— До прошлой недели нипочём был не нужен. Но мы выступали в такой же дыре, типа этой. Вечером старину Генри от тоски потащило в этот городишко, приют нарков и скумбагов. Вернулся вдрабадан и с набитой рожей. На следующий день не мог поднять ничего тяжелее своей задницы, и то, он доносил её только до сортира. А потом Дэвид, это наш хозяин, пришёл к нему с нотациями: «Что ж ты, так тебя растак? Подводишь ребят, да ещё и по хлебалу отхватил…» Генри, недолго думая, посылает нашего доброго старичка прямо на три буквы. Тот хотя и терпелив, как колючка в пустыне, взял и не выдержал. Вот так мы остались в меньшинстве. Но это ещё туда-сюда — Филипп с Джо Киллианом кое-как справлялись. Только вот позавчера, сразу по приезду сюда, Джо пропал. Как сквозь землю провалился. Уж мы его искали-искали, даже я искал. — человек прочертил отставленным мизинцем причудливую линию, словно добавляя значимости факту своего участия. — Ничего. Поэтому Питер, это сын нашего хозяина, распорядился напечатать эту писульку. А ты всерьёз хочешь впрячься?
— А почему нет?
— Ну, денег мало, а пахоты до хрена. Можно и хребет сломать. — прищурив свои большие голубые глаза и оттопырив нижнюю губу, человек скептически осмотрел меня с ног до головы. — Зайди что ли к Питеру, поговори с ним. Давай, провожу.
Махнув на прощание увесистым кулаком в сторону мальчишек, человек повернулся и пошёл ко входу в фургонный лабиринт. Он так и не назвался, и только позже я узнал, что это Поль Робишо: жонглёр, ковёрный и неудавшийся мотогонщик. Не зная, чего ожидать, я вступил на цирковую территорию.
Сейчас, отработав всего несколько представлений, я чувствовал себя выжатым, как лимон. Два с лишним часа беготни с тумбами, лестницами, заградительными секциями и прочим рабочим инвентарём.
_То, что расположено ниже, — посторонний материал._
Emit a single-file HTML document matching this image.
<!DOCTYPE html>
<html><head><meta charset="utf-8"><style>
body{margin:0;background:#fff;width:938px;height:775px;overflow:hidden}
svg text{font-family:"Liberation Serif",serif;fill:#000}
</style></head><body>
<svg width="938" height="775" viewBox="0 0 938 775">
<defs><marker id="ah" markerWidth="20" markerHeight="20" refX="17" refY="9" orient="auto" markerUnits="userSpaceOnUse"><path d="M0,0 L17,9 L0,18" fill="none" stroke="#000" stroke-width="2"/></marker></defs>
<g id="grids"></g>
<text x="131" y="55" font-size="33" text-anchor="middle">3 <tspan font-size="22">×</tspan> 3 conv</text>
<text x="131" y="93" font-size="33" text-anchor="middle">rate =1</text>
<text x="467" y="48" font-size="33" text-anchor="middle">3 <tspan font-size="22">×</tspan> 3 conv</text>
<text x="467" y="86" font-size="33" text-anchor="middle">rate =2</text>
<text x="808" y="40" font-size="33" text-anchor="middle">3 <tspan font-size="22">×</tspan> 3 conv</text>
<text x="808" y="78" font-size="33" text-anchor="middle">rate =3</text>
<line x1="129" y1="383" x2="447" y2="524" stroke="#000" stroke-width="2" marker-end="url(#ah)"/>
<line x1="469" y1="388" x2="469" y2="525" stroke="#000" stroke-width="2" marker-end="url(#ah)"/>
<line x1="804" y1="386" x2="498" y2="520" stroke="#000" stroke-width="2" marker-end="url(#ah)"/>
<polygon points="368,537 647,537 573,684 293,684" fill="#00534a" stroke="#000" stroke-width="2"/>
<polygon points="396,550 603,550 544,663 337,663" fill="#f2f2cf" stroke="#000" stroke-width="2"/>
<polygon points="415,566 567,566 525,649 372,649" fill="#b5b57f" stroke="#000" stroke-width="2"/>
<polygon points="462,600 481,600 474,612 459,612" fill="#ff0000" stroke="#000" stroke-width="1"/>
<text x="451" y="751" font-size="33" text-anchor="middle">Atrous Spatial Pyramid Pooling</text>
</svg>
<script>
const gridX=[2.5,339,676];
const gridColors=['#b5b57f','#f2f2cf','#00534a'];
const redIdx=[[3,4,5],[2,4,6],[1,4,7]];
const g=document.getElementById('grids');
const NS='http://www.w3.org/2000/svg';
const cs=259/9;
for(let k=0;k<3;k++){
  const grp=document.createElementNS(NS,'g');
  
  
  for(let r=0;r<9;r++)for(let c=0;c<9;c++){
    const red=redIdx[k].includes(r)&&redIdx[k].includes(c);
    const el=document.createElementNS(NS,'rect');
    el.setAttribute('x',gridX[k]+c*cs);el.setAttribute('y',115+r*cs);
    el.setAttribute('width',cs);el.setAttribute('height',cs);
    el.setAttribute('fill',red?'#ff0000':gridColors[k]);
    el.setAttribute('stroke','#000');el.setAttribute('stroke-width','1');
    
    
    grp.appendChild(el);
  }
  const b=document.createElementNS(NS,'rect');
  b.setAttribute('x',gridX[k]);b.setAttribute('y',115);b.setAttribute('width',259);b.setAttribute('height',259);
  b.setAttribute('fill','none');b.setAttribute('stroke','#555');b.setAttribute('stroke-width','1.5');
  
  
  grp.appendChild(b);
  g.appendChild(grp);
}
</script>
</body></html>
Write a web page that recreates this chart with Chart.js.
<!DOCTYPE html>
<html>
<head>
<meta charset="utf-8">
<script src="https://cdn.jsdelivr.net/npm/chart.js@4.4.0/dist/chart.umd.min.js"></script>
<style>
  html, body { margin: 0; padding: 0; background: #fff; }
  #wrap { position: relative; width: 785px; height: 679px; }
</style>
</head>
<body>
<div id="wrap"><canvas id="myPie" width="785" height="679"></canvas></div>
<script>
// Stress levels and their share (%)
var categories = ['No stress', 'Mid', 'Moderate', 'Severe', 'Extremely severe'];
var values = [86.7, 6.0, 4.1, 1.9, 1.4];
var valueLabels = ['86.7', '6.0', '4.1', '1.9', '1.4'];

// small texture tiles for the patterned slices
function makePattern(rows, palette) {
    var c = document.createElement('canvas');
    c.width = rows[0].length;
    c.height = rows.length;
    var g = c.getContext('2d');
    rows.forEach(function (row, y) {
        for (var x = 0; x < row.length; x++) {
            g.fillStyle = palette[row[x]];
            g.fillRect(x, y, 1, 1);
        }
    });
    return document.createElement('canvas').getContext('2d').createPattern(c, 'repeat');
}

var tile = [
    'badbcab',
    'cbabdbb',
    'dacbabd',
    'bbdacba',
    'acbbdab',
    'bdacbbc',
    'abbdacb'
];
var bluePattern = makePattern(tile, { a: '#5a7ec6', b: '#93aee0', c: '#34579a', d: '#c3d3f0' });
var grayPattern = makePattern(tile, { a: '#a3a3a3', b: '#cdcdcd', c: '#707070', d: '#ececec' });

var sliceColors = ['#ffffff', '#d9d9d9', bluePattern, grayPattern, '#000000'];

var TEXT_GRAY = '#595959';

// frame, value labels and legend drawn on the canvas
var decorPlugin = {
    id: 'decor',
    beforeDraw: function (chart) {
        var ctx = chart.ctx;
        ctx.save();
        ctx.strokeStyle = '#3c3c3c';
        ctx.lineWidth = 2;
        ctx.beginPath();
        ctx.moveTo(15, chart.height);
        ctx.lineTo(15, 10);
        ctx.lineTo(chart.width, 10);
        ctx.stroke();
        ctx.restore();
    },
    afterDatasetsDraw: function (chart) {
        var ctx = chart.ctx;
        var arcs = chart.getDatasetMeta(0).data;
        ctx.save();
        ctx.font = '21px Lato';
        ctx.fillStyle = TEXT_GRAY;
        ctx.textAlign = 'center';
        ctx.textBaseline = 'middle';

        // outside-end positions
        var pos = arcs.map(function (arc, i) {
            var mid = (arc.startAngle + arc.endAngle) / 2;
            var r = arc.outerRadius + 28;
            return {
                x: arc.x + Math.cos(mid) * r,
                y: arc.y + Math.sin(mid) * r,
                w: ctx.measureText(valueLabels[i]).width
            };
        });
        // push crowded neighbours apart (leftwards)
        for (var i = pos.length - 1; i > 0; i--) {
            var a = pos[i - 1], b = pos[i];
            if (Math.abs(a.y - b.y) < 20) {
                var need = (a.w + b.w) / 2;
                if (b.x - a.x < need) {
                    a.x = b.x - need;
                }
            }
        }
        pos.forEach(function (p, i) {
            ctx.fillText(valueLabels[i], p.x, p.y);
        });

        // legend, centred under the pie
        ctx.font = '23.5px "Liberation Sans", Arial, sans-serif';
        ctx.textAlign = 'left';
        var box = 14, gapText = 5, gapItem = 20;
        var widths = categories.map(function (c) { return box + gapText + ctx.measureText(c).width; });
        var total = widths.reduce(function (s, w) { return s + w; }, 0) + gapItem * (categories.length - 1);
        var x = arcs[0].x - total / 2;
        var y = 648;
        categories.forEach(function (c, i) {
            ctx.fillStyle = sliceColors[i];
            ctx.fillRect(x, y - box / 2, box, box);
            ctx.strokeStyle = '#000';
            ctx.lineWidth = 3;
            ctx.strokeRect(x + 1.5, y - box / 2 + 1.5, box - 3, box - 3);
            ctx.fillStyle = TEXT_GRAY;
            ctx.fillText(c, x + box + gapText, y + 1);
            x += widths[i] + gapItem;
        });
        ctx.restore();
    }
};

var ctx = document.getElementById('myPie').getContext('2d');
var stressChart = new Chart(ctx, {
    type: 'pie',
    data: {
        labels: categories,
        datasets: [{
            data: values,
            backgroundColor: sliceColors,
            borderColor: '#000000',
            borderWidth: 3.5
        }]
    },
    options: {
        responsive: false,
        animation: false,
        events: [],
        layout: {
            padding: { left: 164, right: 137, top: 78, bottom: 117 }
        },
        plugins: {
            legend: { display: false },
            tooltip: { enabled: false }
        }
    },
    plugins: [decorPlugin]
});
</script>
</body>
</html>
Ещё нам с напарником Филиппом приходилось страховать артистов во время номеров, а после выступления приводить в порядок арену и посадочные места. Окончив, я не задерживался почесать языком, что здесь было в порядке вещей, а шёл прямиком в свою каморку, спиною чувствуя насмешливые взгляды участников труппы. Засыпая, я гадал, как долго ещё мне удастся продержаться в таком режиме. И сейчас меня радует только одно: завтра мы снимаемся и переезжаем в, как выражается Питер Замунер, глубинку, ещё глубже всех прошлых. Да, основные нагрузки по демонтажу лягут на нас с Филиппом, но всё равно — снова менять пейзаж за окном было приятно…
Глава 26
Тиббот Гай Келли терпеть не мог ждать. Бывало, ещё в детстве (в довольно обеспеченном детстве), он с нетерпением, переходящим в бешенство, ждал того или иного подарка, или похода в парк развлечений, или поездки с отцом на охоту. Частенько он закатывал истерики, требуя всего и сразу. Как ни странно, время от времени это помогало. Малыш Тибби получал вожделенную железную дорогу за месяц до своего дня рождения, или, побросав все домашние дела, горничная Эмма была вынуждена кататься до одури на «русских горках» и «полёте в космос». Как ни странно, отец, несмотря на свой тяжёлый нрав и не менее тяжёлую руку, всячески потакал желаниям сыночка, в коем души не чаял. Тиббот тоже любил отца, но особенной, скрытой любовью. Он мастерски научился манипулировать Гаем. Если отец вдруг решал проявить твёрдость и попробовать отказать отпрыску, последний устраивал скандал, а если это вдруг не помогало, прибегал к ещё одной уловке: он просто начинал игнорировать отца. Когда Тибби спрашивали, он отвечал немногословно, с холодным презрением. Когда звали за стол, он незамедлительно являлся, но всю трапезу сидел молча, и уходил в свою комнату сразу по её окончанию. Так продолжалось максимум два дня, а потом Гай Келли не выдерживал, шёл и покупал сыночку духовое ружьё или новый велосипед. Малыш Тибби вырос, но отношение к желаемому осталось на том же, детском уровне. Если он чего-то хотел, то получал это незамедлительно. А если не получал, то страшно злился, стараясь отыграться на окружающих, благо таковых было предостаточно: младший персонал кампании, технические служащие, наконец, жена и дети.